Ci sono al contempo prospettive molto concrete di nuovi ingenti investimenti resi disponibili dall’Europa, che possono rilanciare importanti opportunità di crescita per tutti a partire dalle nuove competenze, dai giovani, dalla trasformazione del lavoro e dal rilancio economico delle attività professionali/imprenditoriali.

E’ un’occasione da non perdere – lo sanno anche i muri – e perché ciò accada il modello di relazioni sindacali dovrà mostrare tutta la sua capacità di dar risposte veloci, concrete e nuove, liberandosi dalla difesa ad oltranza di vecchi schemi: certo, il “divieto di licenziare per legge” potrà esser prorogato, ma è altrettanto certo che non è questa la risposta che dà futuro alle persone e alle imprese.

Questo nuovo modello di relazioni sindacali, con al centro il lavoro, non ha tempo di essere sperimentato perché deve muoversi da subito con la stessa discontinuità generata dagli eventi dell’ultimo anno.

Non si può rispondere a problemi nuovi con modelli vecchi, perché i risultati porterebbero a devastanti repliche di interventi assistenziali difensivi.

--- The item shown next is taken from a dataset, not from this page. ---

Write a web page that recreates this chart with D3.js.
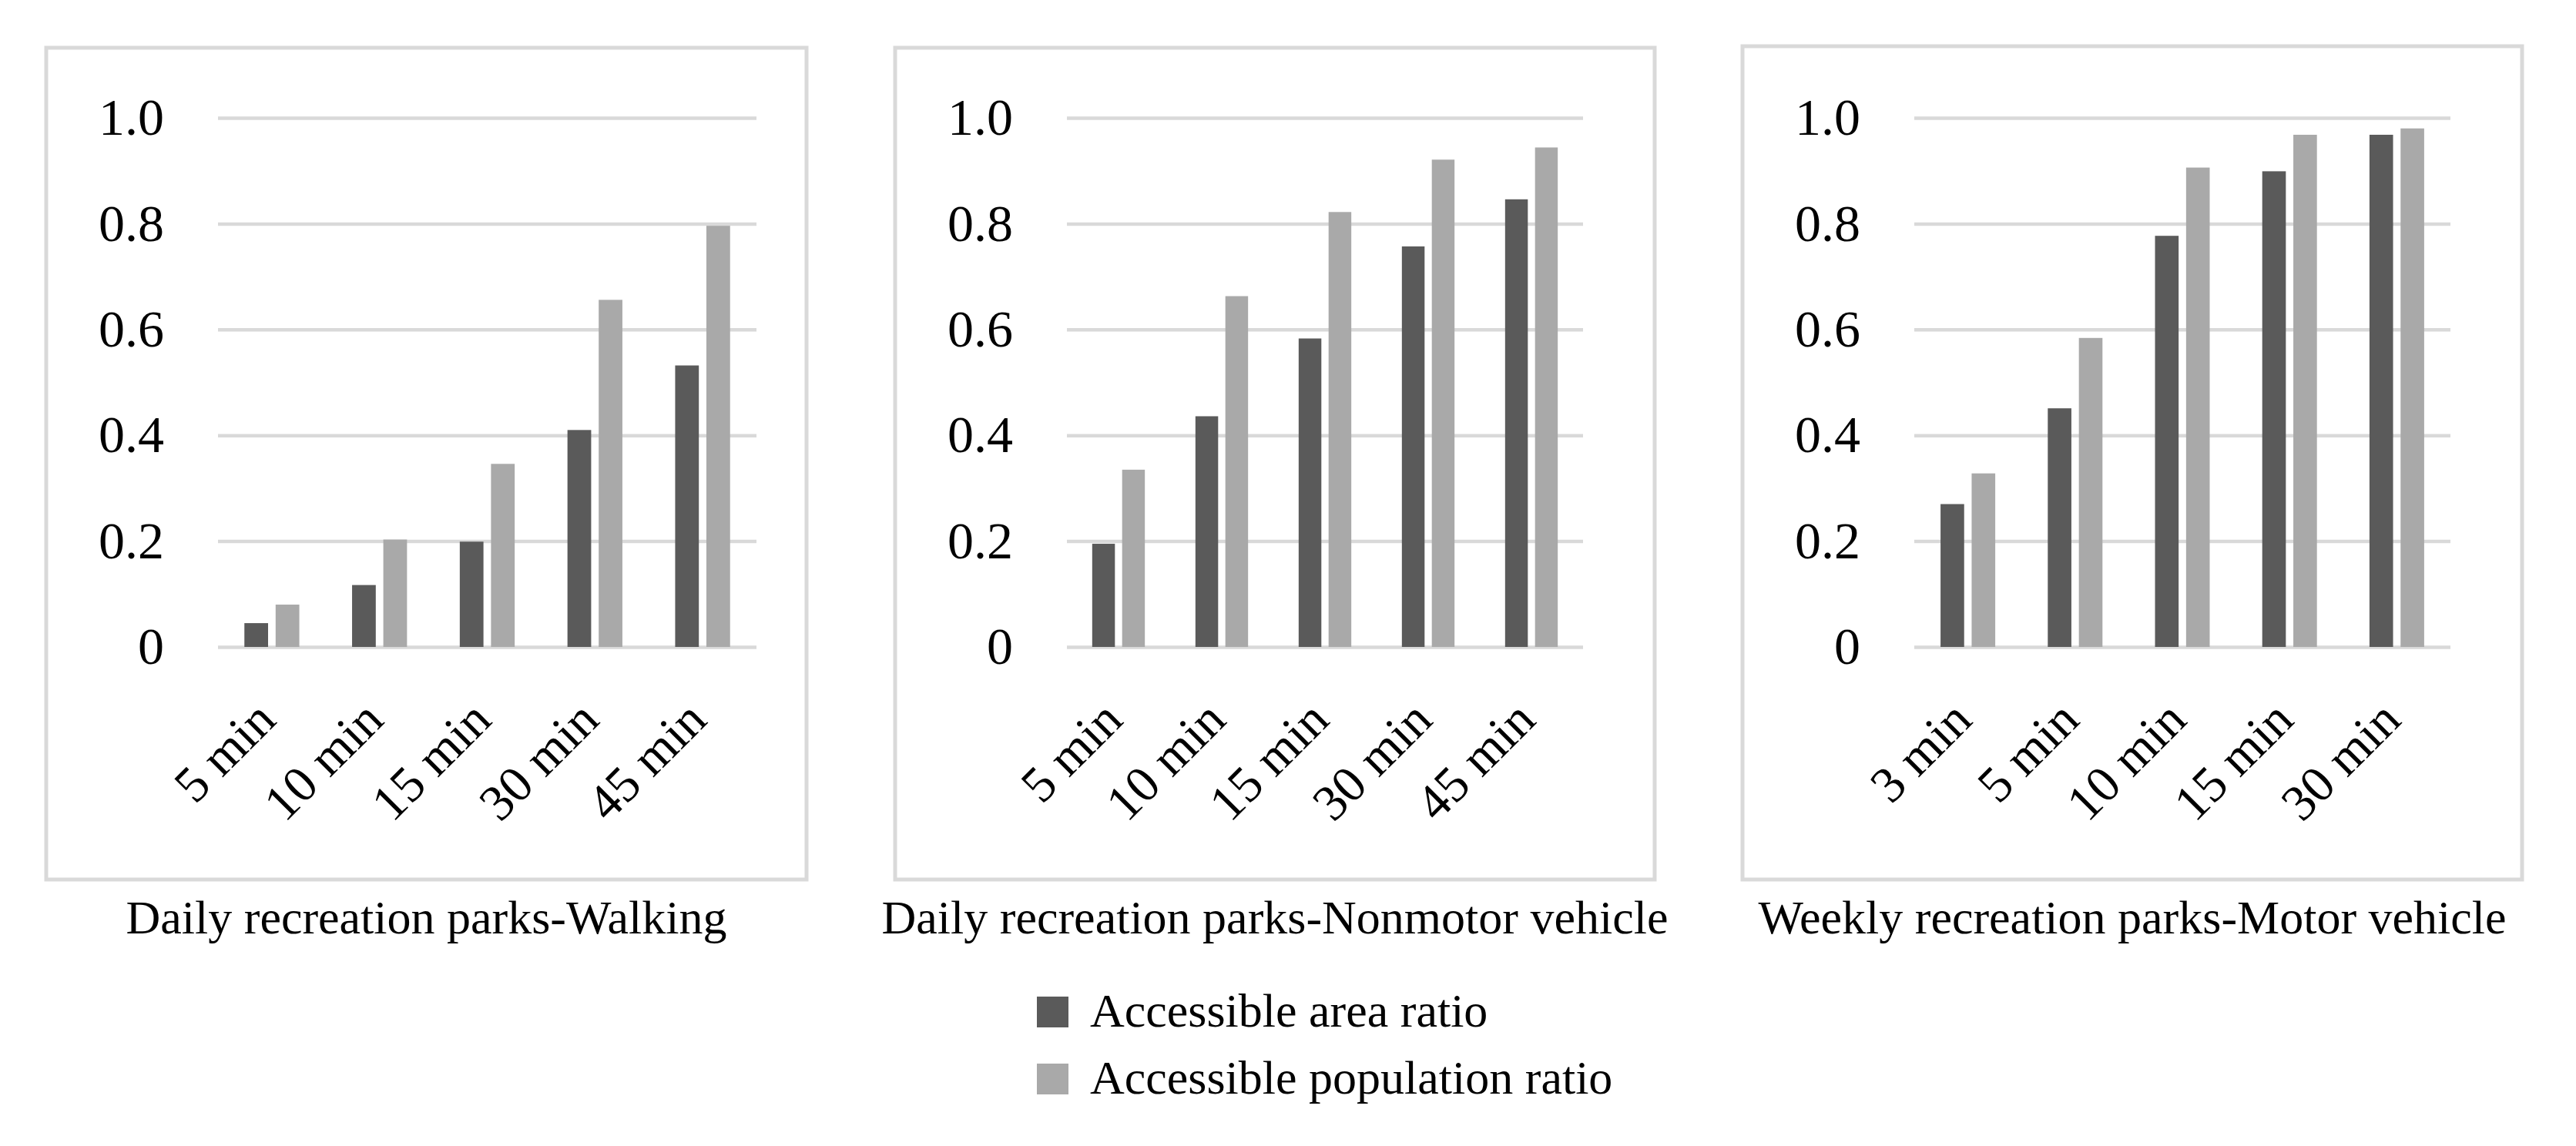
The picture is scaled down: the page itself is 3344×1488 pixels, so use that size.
<!DOCTYPE html>
<html>
<head>
<meta charset="utf-8">
<script src="https://cdn.jsdelivr.net/npm/d3@7"></script>
<style>
  html, body { margin: 0; padding: 0; background: #fff; }
  svg { display: block; font-family: "Liberation Serif", "Times New Roman", serif; }
</style>
</head>
<body>
<script>
// chart data
const panelTitles = [
    "Daily recreation parks-Walking",
    "Daily recreation parks-Nonmotor vehicle",
    "Weekly recreation parks-Motor vehicle"
];
const walkingTimes = ["5 min", "10 min", "15 min", "30 min", "45 min"];
const walkingArea = [0.045, 0.117, 0.199, 0.41, 0.532];
const walkingPop = [0.08, 0.203, 0.346, 0.656, 0.796];

const nonmotorTimes = ["5 min", "10 min", "15 min", "30 min", "45 min"];
const nonmotorArea = [0.195, 0.436, 0.583, 0.757, 0.846];
const nonmotorPop = [0.335, 0.663, 0.822, 0.921, 0.944];

const motorTimes = ["3 min", "5 min", "10 min", "15 min", "30 min"];
const motorArea = [0.27, 0.451, 0.777, 0.899, 0.968];
const motorPop = [0.328, 0.584, 0.906, 0.968, 0.98];

const yTicks = [0, 0.2, 0.4, 0.6, 0.8, 1.0];
const yTickLabels = ["0", "0.2", "0.4", "0.6", "0.8", "1.0"];
const seriesNames = ["Accessible area ratio", "Accessible population ratio"];

window.onload = function() {
    let width = 3344;
    let height = 1488;
    let colors = ["#5a5a5a", "#a9a9a9"];
    let gridColor = "#d9d9d9";

    let svg = d3.select("body")
        .append("svg")
        .attr("width", width)
        .attr("height", height);

    // one entry per small chart: data + where it sits
    let panels = [
        { title: panelTitles[0], cats: walkingTimes, area: walkingArea, pop: walkingPop,
          box: [60, 62, 1047, 1142], plot: [283, 982] },
        { title: panelTitles[1], cats: nonmotorTimes, area: nonmotorArea, pop: nonmotorPop,
          box: [1162, 62, 2148, 1142], plot: [1385, 2055] },
        { title: panelTitles[2], cats: motorTimes, area: motorArea, pop: motorPop,
          box: [2262, 60, 3274, 1142], plot: [2485, 3181] }
    ];

    let y = d3.scaleLinear()
        .domain([0, 1])
        .range([840, 153]);

    panels.forEach(function(p) {
        let g = svg.append("g");

        // outer frame
        g.append("rect")
            .attr("x", p.box[0])
            .attr("y", p.box[1])
            .attr("width", p.box[2] - p.box[0])
            .attr("height", p.box[3] - p.box[1])
            .style("fill", "none")
            .style("stroke", gridColor)
            .style("stroke-width", 5);

        let x = d3.scaleBand()
            .domain(p.cats)
            .range(p.plot)
            .padding(0);

        // gridlines + y labels
        let yAxis = d3.axisLeft(y)
            .tickValues(yTicks)
            .tickFormat(function(d, i) { return yTickLabels[i]; })
            .tickSize(-(p.plot[1] - p.plot[0]))
            .tickPadding(70);

        let ax = g.append("g")
            .attr("transform", "translate(" + p.plot[0] + ",0)")
            .call(yAxis);
        ax.select(".domain").remove();
        ax.selectAll(".tick line")
            .style("stroke", gridColor)
            .style("stroke-width", 4.5);
        ax.selectAll(".tick text")
            .style("font-family", "Liberation Serif")
            .style("font-size", "68px")
            .style("fill", "#000");

        // bars
        let bw = x.bandwidth() * 0.22;
        let gap = x.bandwidth() * 0.07;
        let series = [p.area, p.pop];
        series.forEach(function(vals, si) {
            g.selectAll(null)
                .data(vals)
                .enter()
                .append("rect")
                .attr("x", function(d, i) {
                    let c = x(p.cats[i]) + x.bandwidth() / 2;
                    return si === 0 ? c - gap / 2 - bw : c + gap / 2;
                })
                .attr("y", function(d) { return y(d); })
                .attr("width", bw)
                .attr("height", function(d) { return y(0) - y(d); })
                .style("fill", colors[si]);
        });

        // rotated category labels
        g.selectAll(null)
            .data(p.cats)
            .enter()
            .append("text")
            .attr("transform", function(d) {
                let cx = x(d) + x.bandwidth() / 2 + 8;
                return "translate(" + cx + "," + (y(0) + 98) + ") rotate(-45)";
            })
            .attr("text-anchor", "end")
            .style("font-size", "66px")
            .style("fill", "#000")
            .text(function(d) { return d; });

        // panel title under the frame
        g.append("text")
            .attr("x", (p.box[0] + p.box[2]) / 2)
            .attr("y", 1212)
            .attr("text-anchor", "middle")
            .style("font-size", "62px")
            .style("fill", "#000")
            .text(p.title);
    });

    // legend
    let legend = svg.append("g")
        .attr("transform", "translate(1346,1294)");
    seriesNames.forEach(function(name, i) {
        legend.append("rect")
            .attr("x", 0)
            .attr("y", i * 87)
            .attr("width", 41)
            .attr("height", 40)
            .style("fill", colors[i]);
        legend.append("text")
            .attr("x", 69)
            .attr("y", i * 87 + 39)
            .style("font-size", "62px")
            .style("fill", "#000")
            .text(name);
    });
};
</script>
</body>
</html>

Servono ora soluzioni capaci di limitare i danni in difesa e nel contempo di ricostruire l’attacco, in modo da spostare in avanti il baricentro delle azioni.

Che poi è il significato più profondo delle nuove politiche attive del lavoro, mai come oggi necessarie per il nostro futuro e dunque da costruire bene con il contributo di tutti gli attori sociali.